<<<<
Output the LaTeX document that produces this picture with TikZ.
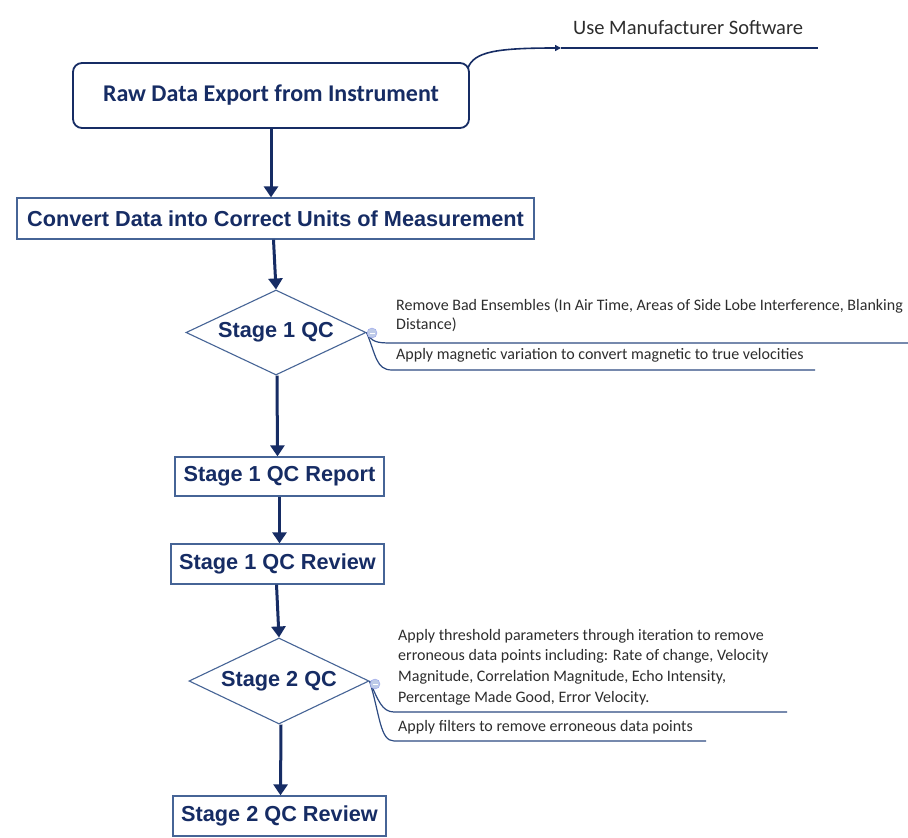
\documentclass[tikz,border=0pt]{standalone}
\usepackage{fontspec}
\setmainfont{Carlito}
\newfontfamily\arialfont{Liberation Sans}
\usetikzlibrary{shapes.geometric,arrows.meta}
\definecolor{navy}{RGB}{22,44,100}
\definecolor{boxline}{RGB}{70,100,150}
\definecolor{branch}{RGB}{45,75,130}
\definecolor{sidetext}{RGB}{45,45,45}
\definecolor{minusfill}{RGB}{190,203,232}
\tikzset{
  mainbox/.style={draw=boxline, line width=1.3pt, rectangle, inner sep=0pt, text=navy, font=\arialfont\bfseries\fontsize{21.7}{25}\selectfont},
  rawbox/.style={draw=navy, line width=1.8pt, rounded corners=9pt, inner sep=0pt, text=navy, font=\bfseries\fontsize{24}{28}\selectfont},
  decision/.style={draw=boxline, line width=1.1pt, diamond, aspect=2.1, inner sep=0pt, text=navy, font=\arialfont\bfseries\fontsize{21.7}{25}\selectfont},
  flow/.style={draw=navy, line width=3pt, -{Triangle[width=14pt,length=11pt]}},
  branchline/.style={draw=branch, line width=1.2pt},
  sidelabel/.style={text=sidetext, anchor=west, align=left, inner sep=0pt, font=\fontsize{16}{20.6}\selectfont},
  minusdot/.style={circle, fill=minusfill, draw=minusfill!80!blue, line width=0.4pt, minimum size=10pt, inner sep=0pt}
}
\begin{document}
\begin{tikzpicture}[x=1pt,y=-1pt]
\useasboundingbox (0,0) rectangle (908,838);
\fill[white] (0,0) rectangle (908,838);

% main nodes
\node[rawbox, minimum width=396pt, minimum height=65pt] (raw) at (271,95.5) {Raw Data Export from Instrument};
\node[mainbox, minimum width=517pt, minimum height=41pt] (conv) at (275.5,218.5) {Convert Data into Correct Units of Measurement};
\node[decision, minimum width=180pt, minimum height=85pt] (d1) at (276,332.5) {Stage 1 QC};
\node[mainbox, minimum width=209pt, minimum height=39pt] (rep1) at (279.5,476.5) {Stage 1 QC Report};
\node[mainbox, minimum width=213pt, minimum height=40pt] (rev1) at (277.5,564) {Stage 1 QC Review};
\node[decision, minimum width=180pt, minimum height=86pt] (d2) at (279,681) {Stage 2 QC};
\node[mainbox, minimum width=213pt, minimum height=40pt] (rev2) at (279.5,816) {Stage 2 QC Review};

% flow arrows
\draw[flow] (raw.south) -- ([xshift=-4.5pt]conv.north);
\draw[flow] ([xshift=-2pt]conv.south) -- (d1.north);
\draw[flow] ([xshift=1pt]d1.south) -- ([xshift=-2pt]rep1.north);
\draw[flow] (rep1.south) -- ([xshift=2pt]rev1.north);
\draw[flow] ([xshift=-1pt]rev1.south) -- (d2.north);
\draw[flow] ([xshift=2pt]d2.south) -- ([xshift=1pt]rev2.north);

% Use Manufacturer Software branch
\coordinate (umtip) at (561,48);
\coordinate (umend) at (818,48);
\node[sidelabel, font=\fontsize{20.5}{24}\selectfont] (um) at (573,28) {Use Manufacturer Software};
\draw[draw=navy, line width=1.6pt, -{Triangle[width=6pt,length=6pt]}] ([xshift=-2pt,yshift=-6pt]raw.north east) .. controls (474,52) and (495,48) .. (umtip);
\draw[draw=navy, line width=1.6pt] (umtip) -- (umend);

% Stage 1 QC branches
\node[sidelabel, font=\fontsize{16}{19.5}\selectfont] (s1a) at (396,315.5) {Remove Bad Ensembles (In Air Time, Areas of Side Lobe Interference, Blanking\\Distance)};
\node[sidelabel] (s1b) at (396,355) {Apply magnetic variation to convert magnetic to true velocities};
\coordinate (s1aend) at (910,343);
\coordinate (s1bend) at (815,370);
\draw[branchline] (d1.east) .. controls (372,342) and (376,343) .. (392,343) -- (s1aend);
\draw[branchline] (d1.east) .. controls (376,355) and (376,370) .. (392,370) -- (s1bend);
\node[minusdot] (m1) at (372,333) {};
\draw[draw=white, line width=0.8pt] ([xshift=-2.5pt]m1.center) -- ([xshift=2.5pt]m1.center);

% Stage 2 QC branches
\node[sidelabel] (s2a) at (398,667) {Apply threshold parameters through iteration to remove\\erroneous data points including: Rate of change, Velocity\\Magnitude, Correlation Magnitude, Echo Intensity,\\Percentage Made Good, Error Velocity.};
\node[sidelabel] (s2b) at (398,727) {Apply filters to remove erroneous data points};
\coordinate (s2aend) at (787,712);
\coordinate (s2bend) at (706,741);
\draw[branchline] (d2.east) .. controls (378,700) and (382,712) .. (394,712) -- (s2aend);
\draw[branchline] (d2.east) .. controls (380,715) and (380,741) .. (394,741) -- (s2bend);
\node[minusdot] (m2) at (375,684) {};
\draw[draw=white, line width=0.8pt] ([xshift=-2.5pt]m2.center) -- ([xshift=2.5pt]m2.center);
\end{tikzpicture}
\end{document}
>>>>
Leave the pictures out, and print every line of the listing exactly as written.

Output the LaTeX document that produces this picture with TikZ.
\documentclass[tikz,border=0pt]{standalone}
\usepackage{fontspec}
\setmainfont{Carlito}
\newfontfamily\arialfont{Liberation Sans}
\usetikzlibrary{shapes.geometric,arrows.meta}
\definecolor{navy}{RGB}{22,44,100}
\definecolor{boxline}{RGB}{70,100,150}
\definecolor{branch}{RGB}{45,75,130}
\definecolor{sidetext}{RGB}{45,45,45}
\definecolor{minusfill}{RGB}{190,203,232}
\tikzset{
  mainbox/.style={draw=boxline, line width=1.3pt, rectangle, inner sep=0pt, text=navy, font=\arialfont\bfseries\fontsize{21.7}{25}\selectfont},
  rawbox/.style={draw=navy, line width=1.8pt, rounded corners=9pt, inner sep=0pt, text=navy, font=\bfseries\fontsize{24}{28}\selectfont},
  decision/.style={draw=boxline, line width=1.1pt, diamond, aspect=2.1, inner sep=0pt, text=navy, font=\arialfont\bfseries\fontsize{21.7}{25}\selectfont},
  flow/.style={draw=navy, line width=3pt, -{Triangle[width=14pt,length=11pt]}},
  branchline/.style={draw=branch, line width=1.2pt},
  sidelabel/.style={text=sidetext, anchor=west, align=left, inner sep=0pt, font=\fontsize{16}{20.6}\selectfont},
  minusdot/.style={circle, fill=minusfill, draw=minusfill!80!blue, line width=0.4pt, minimum size=10pt, inner sep=0pt}
}
\begin{document}
\begin{tikzpicture}[x=1pt,y=-1pt]
\useasboundingbox (0,0) rectangle (908,838);
\fill[white] (0,0) rectangle (908,838);

% main nodes
\node[rawbox, minimum width=396pt, minimum height=65pt] (raw) at (271,95.5) {Raw Data Export from Instrument};
\node[mainbox, minimum width=517pt, minimum height=41pt] (conv) at (275.5,218.5) {Convert Data into Correct Units of Measurement};
\node[decision, minimum width=180pt, minimum height=85pt] (d1) at (276,332.5) {Stage 1 QC};
\node[mainbox, minimum width=209pt, minimum height=39pt] (rep1) at (279.5,476.5) {Stage 1 QC Report};
\node[mainbox, minimum width=213pt, minimum height=40pt] (rev1) at (277.5,564) {Stage 1 QC Review};
\node[decision, minimum width=180pt, minimum height=86pt] (d2) at (279,681) {Stage 2 QC};
\node[mainbox, minimum width=213pt, minimum height=40pt] (rev2) at (279.5,816) {Stage 2 QC Review};

% flow arrows
\draw[flow] (raw.south) -- ([xshift=-4.5pt]conv.north);
\draw[flow] ([xshift=-2pt]conv.south) -- (d1.north);
\draw[flow] ([xshift=1pt]d1.south) -- ([xshift=-2pt]rep1.north);
\draw[flow] (rep1.south) -- ([xshift=2pt]rev1.north);
\draw[flow] ([xshift=-1pt]rev1.south) -- (d2.north);
\draw[flow] ([xshift=2pt]d2.south) -- ([xshift=1pt]rev2.north);

% Use Manufacturer Software branch
\coordinate (umtip) at (561,48);
\coordinate (umend) at (818,48);
\node[sidelabel, font=\fontsize{20.5}{24}\selectfont] (um) at (573,28) {Use Manufacturer Software};
\draw[draw=navy, line width=1.6pt, -{Triangle[width=6pt,length=6pt]}] ([xshift=-2pt,yshift=-6pt]raw.north east) .. controls (474,52) and (495,48) .. (umtip);
\draw[draw=navy, line width=1.6pt] (umtip) -- (umend);

% Stage 1 QC branches
\node[sidelabel, font=\fontsize{16}{19.5}\selectfont] (s1a) at (396,315.5) {Remove Bad Ensembles (In Air Time, Areas of Side Lobe Interference, Blanking\\Distance)};
\node[sidelabel] (s1b) at (396,355) {Apply magnetic variation to convert magnetic to true velocities};
\coordinate (s1aend) at (910,343);
\coordinate (s1bend) at (815,370);
\draw[branchline] (d1.east) .. controls (372,342) and (376,343) .. (392,343) -- (s1aend);
\draw[branchline] (d1.east) .. controls (376,355) and (376,370) .. (392,370) -- (s1bend);
\node[minusdot] (m1) at (372,333) {};
\draw[draw=white, line width=0.8pt] ([xshift=-2.5pt]m1.center) -- ([xshift=2.5pt]m1.center);

% Stage 2 QC branches
\node[sidelabel] (s2a) at (398,667) {Apply threshold parameters through iteration to remove\\erroneous data points including: Rate of change, Velocity\\Magnitude, Correlation Magnitude, Echo Intensity,\\Percentage Made Good, Error Velocity.};
\node[sidelabel] (s2b) at (398,727) {Apply filters to remove erroneous data points};
\coordinate (s2aend) at (787,712);
\coordinate (s2bend) at (706,741);
\draw[branchline] (d2.east) .. controls (378,700) and (382,712) .. (394,712) -- (s2aend);
\draw[branchline] (d2.east) .. controls (380,715) and (380,741) .. (394,741) -- (s2bend);
\node[minusdot] (m2) at (375,684) {};
\draw[draw=white, line width=0.8pt] ([xshift=-2.5pt]m2.center) -- ([xshift=2.5pt]m2.center);
\end{tikzpicture}
\end{document}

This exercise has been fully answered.